When it did appear, I discovered that it was written in the form of a novel—chronological, chapters, no historian's “voice,” no analysis, no footnotes, and so on. I couldn't handle it. There was a bibliography at the end, and I had no particular reason to believe that it was in any way inaccurate. But the form so was so baffling to me that I scrapped the entire Modoc War focus and wrote about the subject in a completely different fashion.
I bring this up because I had a similar feeling reading Watson's Apology, although it was a mirror image. This time I was expecting a novel, and got a historical reconstruction, as opposed to my Modoc War book, where I was expecting a history and got a historical reconstruction. Leonard mentioned that Bainbridge takes some liberties with the facts of the case, which prevents it from being considered a straight reconstruction, but interestingly, the inclusion of several primary source documents and trial transcripts makes Watson's Apology than my Modoc War book.
There is an impressive amount of detail in Watson's Apology to make it feel historical. My favorite touch was the scene when Watson is coming home from the dentist, as he thinks about how he's treated his teeth in the past – they always ached, then they started rotting, so in order to mask the rot he kept sucking peppermints. Somehow, surprisingly, that made them hurt more! I winced in sympathy. That was an overt example of the historical nature of Watson's Apology, but I think the whole book does a good job of creating a feeling of the practical differences between Victorian England and our modern society. This is especially interesting to me, because much of the rest of the story feels more universal in its treatment of marriage, ambition, and disappointment.
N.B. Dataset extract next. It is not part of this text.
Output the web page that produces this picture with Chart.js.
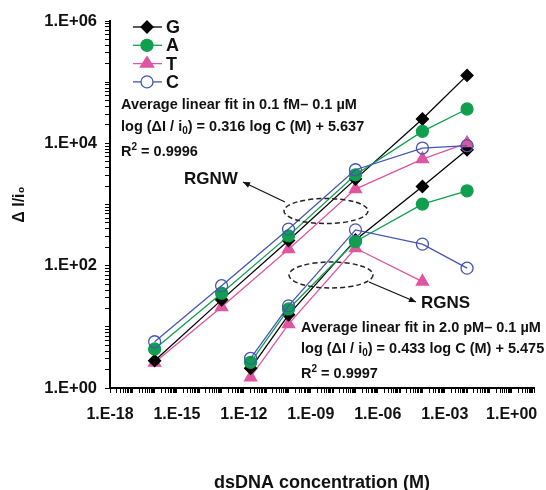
<!DOCTYPE html>
<html><head><meta charset="utf-8">
<script src="https://cdn.jsdelivr.net/npm/chart.js@4/dist/chart.umd.min.js"></script>
<style>
html,body{margin:0;padding:0;background:#fff;}
#wrap{position:relative;width:546px;height:490px;overflow:hidden;}
canvas{display:block;}
.ann{position:absolute;font-family:"Liberation Sans",Arial,Helvetica,sans-serif;font-weight:bold;font-size:14.5px;color:#111;white-space:nowrap;line-height:1;}
.big{font-size:17px;}
.sub{font-size:10px;position:relative;top:3px;}
.sup{font-size:10px;position:relative;top:-6px;}
</style></head><body>
<div id="wrap">
<canvas id="c" width="546" height="490"></canvas>
<div class="ann" style="left:121px;top:97px">Average linear fit in 0.1 fM– 0.1 µM</div>
<div class="ann" style="left:121px;top:119px">log (ΔI / i<span class="sub">0</span>) = 0.316 log C (M) + 5.637</div>
<div class="ann" style="left:121px;top:144px">R<span class="sup">2</span> = 0.9996</div>
<div class="ann big" style="left:184px;top:170px">RGNW</div>
<div class="ann big" style="left:421px;top:294px">RGNS</div>
<div class="ann" style="left:301px;top:320px">Average linear fit in 2.0 pM– 0.1 µM</div>
<div class="ann" style="left:301px;top:341px">log (ΔI / i<span class="sub">0</span>) = 0.433 log C (M) + 5.475</div>
<div class="ann" style="left:301px;top:366px">R<span class="sup">2</span> = 0.9997</div>
</div>
<script>
// ---- data ----
const concRGNW = [1e-16, 1e-13, 1e-10, 1e-7, 1e-4, 1e-2];
const concRGNS = [2e-12, 1e-10, 1e-7, 1e-4, 1e-2];
const rgnwG = [2.8, 27.6, 257, 2600, 25000, 129000];
const rgnwA = [4.35, 35.5, 307, 3060, 15700, 36400];
const rgnwT = [2.6, 21, 186, 1790, 5530, 10100];
const rgnwC = [5.7, 47, 396, 3700, 8380, 9140];
const rgnsG = [2.1, 15.7, 264, 1970, 7850];
const rgnsA = [2.63, 19.6, 248, 1015, 1675];
const rgnsT = [1.5, 11.1, 193, 55];
const rgnsC = [3.06, 22, 385, 225, 91];
const seriesNames = ['G', 'A', 'T', 'C'];
const xLabelExps = [-18, -15, -12, -9, -6, -3, 0];
const yLabelExps = [0, 2, 4, 6];
const xTitle = 'dsDNA concentration (M)';
const yTitle = 'Δ I/i₀';

// ---- styles ----
const FONT = '"Liberation Sans", Arial, Helvetica, sans-serif';
const styles = {
  G: {color: '#000000', pointStyle: 'rectRot', radius: 6, fill: '#000000'},
  A: {color: '#0f9f4f', pointStyle: 'circle', radius: 6, fill: '#0f9f4f'},
  T: {color: '#e0559f', pointStyle: 'triangle', radius: 7, fill: '#e0559f'},
  C: {color: '#4656b0', pointStyle: 'circle', radius: 6, fill: 'rgba(255,255,255,0)'}
};

function pts(xs, ys) { return ys.map((y, i) => ({x: xs[i], y: y})); }
function ds(name, xs, ys) {
  const s = styles[name];
  return {
    label: name, data: pts(xs, ys),
    borderColor: s.color, backgroundColor: s.fill,
    borderWidth: 1.3, tension: 0,
    pointStyle: s.pointStyle, pointRadius: s.radius,
    pointBackgroundColor: s.fill, pointBorderColor: s.color, pointBorderWidth: 1.3
  };
}
const datasets = [
  ds('C', concRGNW, rgnwC), ds('A', concRGNW, rgnwA), ds('G', concRGNW, rgnwG), ds('T', concRGNW, rgnwT),
  ds('C', concRGNS, rgnsC), ds('A', concRGNS, rgnsA), ds('G', concRGNS, rgnsG), ds('T', concRGNS, rgnsT)
];

function pad2(n) { return (n < 10 ? '0' : '') + n; }
function expLabel(e) { return e < 0 ? '1.E-' + pad2(-e) : '1.E+' + pad2(e); }
function logTicks(lo, hi) {
  const t = [];
  for (let n = lo; n < hi; n++) for (let m = 1; m <= 9; m++) t.push(Number(m + 'e' + n));
  t.push(Number('1e' + hi));
  return t;
}
function labelFor(v, exps) {
  const e = Math.round(Math.log10(v));
  const p = Number('1e' + e);
  if (Math.abs(v - p) / p < 1e-9 && exps.indexOf(e) >= 0) return expLabel(e);
  return '';
}

function drawMarker(ctx, style, r, x, y) {
  ctx.beginPath();
  if (style === 'circle') {
    ctx.arc(x, y, r, 0, Math.PI * 2);
  } else if (style === 'rectRot') {
    ctx.moveTo(x, y - r); ctx.lineTo(x + r, y); ctx.lineTo(x, y + r); ctx.lineTo(x - r, y); ctx.closePath();
  } else if (style === 'triangle') {
    const w = r * Math.sqrt(3) / 2 * 1.1;
    ctx.moveTo(x, y - r); ctx.lineTo(x + w, y + r * 0.5); ctx.lineTo(x - w, y + r * 0.5); ctx.closePath();
  }
  ctx.fill(); ctx.stroke();
}

const decor = {
  id: 'decor',
  afterDraw(chart) {
    const ctx = chart.ctx;
    ctx.save();
    // legend
    seriesNames.forEach((n, i) => {
      const s = styles[n];
      const y = 27 + i * 18.3;
      ctx.lineWidth = 1.3; ctx.strokeStyle = s.color;
      ctx.beginPath(); ctx.moveTo(133, y); ctx.lineTo(162, y); ctx.stroke();
      ctx.fillStyle = s.fill === 'rgba(255,255,255,0)' ? '#ffffff' : s.fill;
      drawMarker(ctx, s.pointStyle, s.radius, 147, y);
      ctx.fillStyle = '#111'; ctx.font = 'bold 18px ' + FONT;
      ctx.textBaseline = 'middle'; ctx.textAlign = 'left';
      ctx.fillText(n, 166, y + 1);
    });
    // dashed ellipses
    ctx.strokeStyle = '#222'; ctx.lineWidth = 1.5; ctx.setLineDash([5, 3]);
    ctx.beginPath(); ctx.ellipse(326, 211, 42, 12.5, 0, 0, Math.PI * 2); ctx.stroke();
    ctx.beginPath(); ctx.ellipse(331, 275, 42, 13, 0, 0, Math.PI * 2); ctx.stroke();
    ctx.setLineDash([]);
    // arrows
    function arrow(x1, y1, x2, y2) {
      ctx.strokeStyle = '#111'; ctx.fillStyle = '#111'; ctx.lineWidth = 1.2;
      ctx.beginPath(); ctx.moveTo(x1, y1); ctx.lineTo(x2, y2); ctx.stroke();
      const a = Math.atan2(y2 - y1, x2 - x1), L = 7, W = 3;
      ctx.beginPath();
      ctx.moveTo(x2, y2);
      ctx.lineTo(x2 - L * Math.cos(a) + W * Math.sin(a), y2 - L * Math.sin(a) - W * Math.cos(a));
      ctx.lineTo(x2 - L * Math.cos(a) - W * Math.sin(a), y2 - L * Math.sin(a) + W * Math.cos(a));
      ctx.closePath(); ctx.fill();
    }
    arrow(285, 202, 243, 182);
    arrow(369, 282, 416, 302);
    ctx.restore();
  }
};

new Chart(document.getElementById('c'), {
  type: 'line',
  data: {datasets: datasets},
  options: {
    responsive: false, animation: false, devicePixelRatio: 1,
    layout: {padding: {top: 21, right: 8, left: 0, bottom: 0}},
    plugins: {legend: {display: false}, tooltip: {enabled: false}},
    elements: {line: {fill: false}},
    scales: {
      x: {
        type: 'logarithmic', position: 'bottom', min: 1e-18, max: 1e1,
        afterBuildTicks: s => { s.ticks = logTicks(-18, 1).map(v => ({value: v})); },
        afterFit: s => { s.height = 102; },
        grid: {drawOnChartArea: false, drawTicks: true, tickLength: 5, color: '#000', lineWidth: 1},
        border: {display: true, color: '#000', width: 2},
        ticks: {autoSkip: false, maxRotation: 0, minRotation: 0, padding: 12, color: '#111',
          font: {family: FONT, weight: 'bold', size: 16},
          callback: v => labelFor(v, xLabelExps)},
        title: {display: true, text: xTitle, color: '#111',
          font: {family: FONT, weight: 'bold', size: 18, lineHeight: 0.8}, padding: {top: 0, bottom: 0}}
      },
      y: {
        type: 'logarithmic', position: 'left', min: 1, max: 1e6,
        afterBuildTicks: s => { s.ticks = logTicks(0, 6).map(v => ({value: v})); },
        afterFit: s => { s.width = 110; },
        grid: {drawOnChartArea: false, drawTicks: true, tickLength: 5, color: '#000', lineWidth: 1},
        border: {display: true, color: '#000', width: 2},
        ticks: {autoSkip: false, padding: 8, color: '#111',
          font: {family: FONT, weight: 'bold', size: 16.5},
          callback: v => labelFor(v, yLabelExps)},
        title: {display: true, text: yTitle, color: '#111',
          font: {family: FONT, weight: 'bold', size: 16, lineHeight: 1.2}, padding: {top: 10, bottom: 0}}
      }
    }
  },
  plugins: [decor]
});
</script>
</body></html>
Todd VanDerWerff: I have tremendously little to add to this discussion. There's something to be said for the type of historical novel that is best exemplified by, say, E.L. Doctorow's Ragtime, where the cast brims with all manner of historical figure. But I also like the type of book that uses historical incidents as a springboard for a more general story that doesn't aim to educate about history so much as show that the universal human themes have, well, always been universal. Bainbridge is clearly playing in this second field, and I liked the way she gave the sense of this earlier era without rubbing it in too thoroughly. This is a book that offers a firm sense of place and character, without becoming overwhelming.